Making your payment terms strictly 30 days is a simple but effective way to maximise your cash flow – it doesn’t put customers under undue pressure by expecting them to pay upfront, but it also doesn’t reward those who fail to pay on time.
If that last part sounds strange, then it’s worth recognising that by allowing debtors to keep hold of ‘your’ money for longer, you are literally rewarding them financially for failing to pay, whether it is by allowing them to accrue more interest, or to tackle other bills using money that is rightfully yours, or simply due to the rolling effect of multiple unpaid invoices piling up.
As a new year gets underway, you’re likely to be dealing with a mountain of overdue invoices that were not paid over the Christmas break – and it’s more important than ever to make your payment terms strictly 30 days at this time of year.
You might think it is ‘fair’ to give people longer to pay you, given that we’ve just had Christmas, but there’s no real logic behind that.

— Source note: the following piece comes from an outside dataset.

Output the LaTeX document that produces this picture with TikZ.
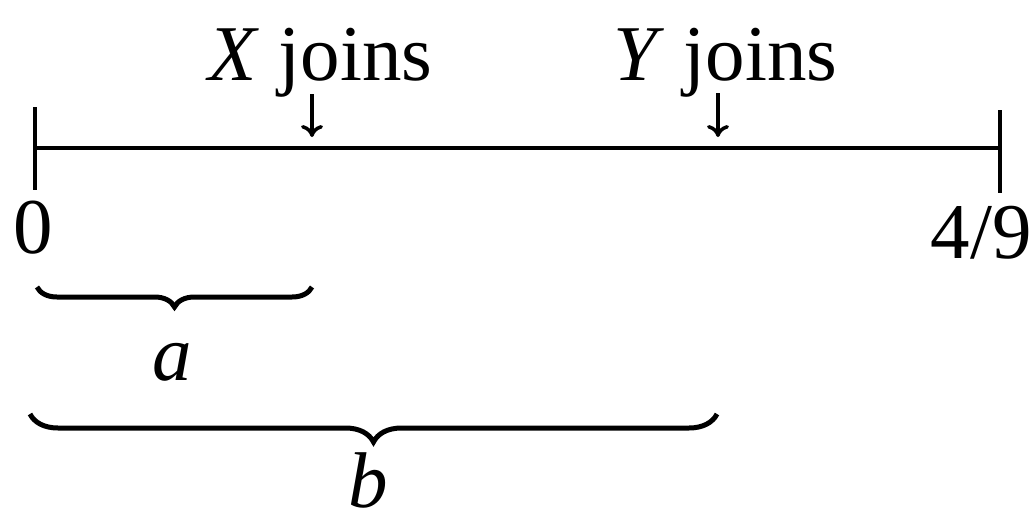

The cost of Christmas itself should have no bearing on people’s ability to pay you in full; if they are running their business properly, they should have money in the bank to service their debts, and only then should any spare be used to pay for employee Christmas parties and extended paid holidays.
In fact, the only real ‘fair’ approach is for everyone to continue to enforce their payment terms as normal; this puts the new year back on schedule as soon as possible, and prevents any unwelcome shocks from echoing up and down the supply chain due to constrained cash flow.
If you’re suffering from the January blues yourself, either because you’re finding it difficult to get back up to speed after the break, or in terms of your own constrained cash flow, outsourcing credit control can help by taking the admin out of your hands and into the grasp of a specialist team who will not let the paperwork slide.
Outsourced credit control teams are more about the ‘January reds’ – the red-top reminders of overdue invoices that might look quite festive, but are an essential indication to debtors that Christmas spirit is now in the past, and it’s time to get back down to business.
These letters do not have to be too harsh, but it is particularly important to remind debtors of invoices that have been outstanding since before Christmas and the New Year, as these can be the easiest to forget when the office reopens in January, even if they have been owed for the longest.
Happy New Year
It’s impossible to pretend the Christmas break isn’t a huge interruption to the everyday admin of running a business, including paying what you owe to suppliers, and it’s understandable in such circumstances that the occasional invoice might get missed – but it’s not an excuse for widespread non-payment, as professionalism alone should ensure prompt payments are still made.
By reminding your debtors of what they owe, you are clearing the slate for the coming 12 months, and there is absolutely nothing wrong with doing that – you can rest assured that many of your own suppliers will be doing exactly the same thing.
On top of that, always remember that money owed to you is rightfully yours, and there should be no shame in reminding people to pay, especially on overdue invoices.
Get the money you are owed into your account as soon as you can, and you can start the new year on a positive note, with your credit control in check, and with your cash flow looking as healthy as possible in a part of the year with more than its fair share of tax deadlines to meet.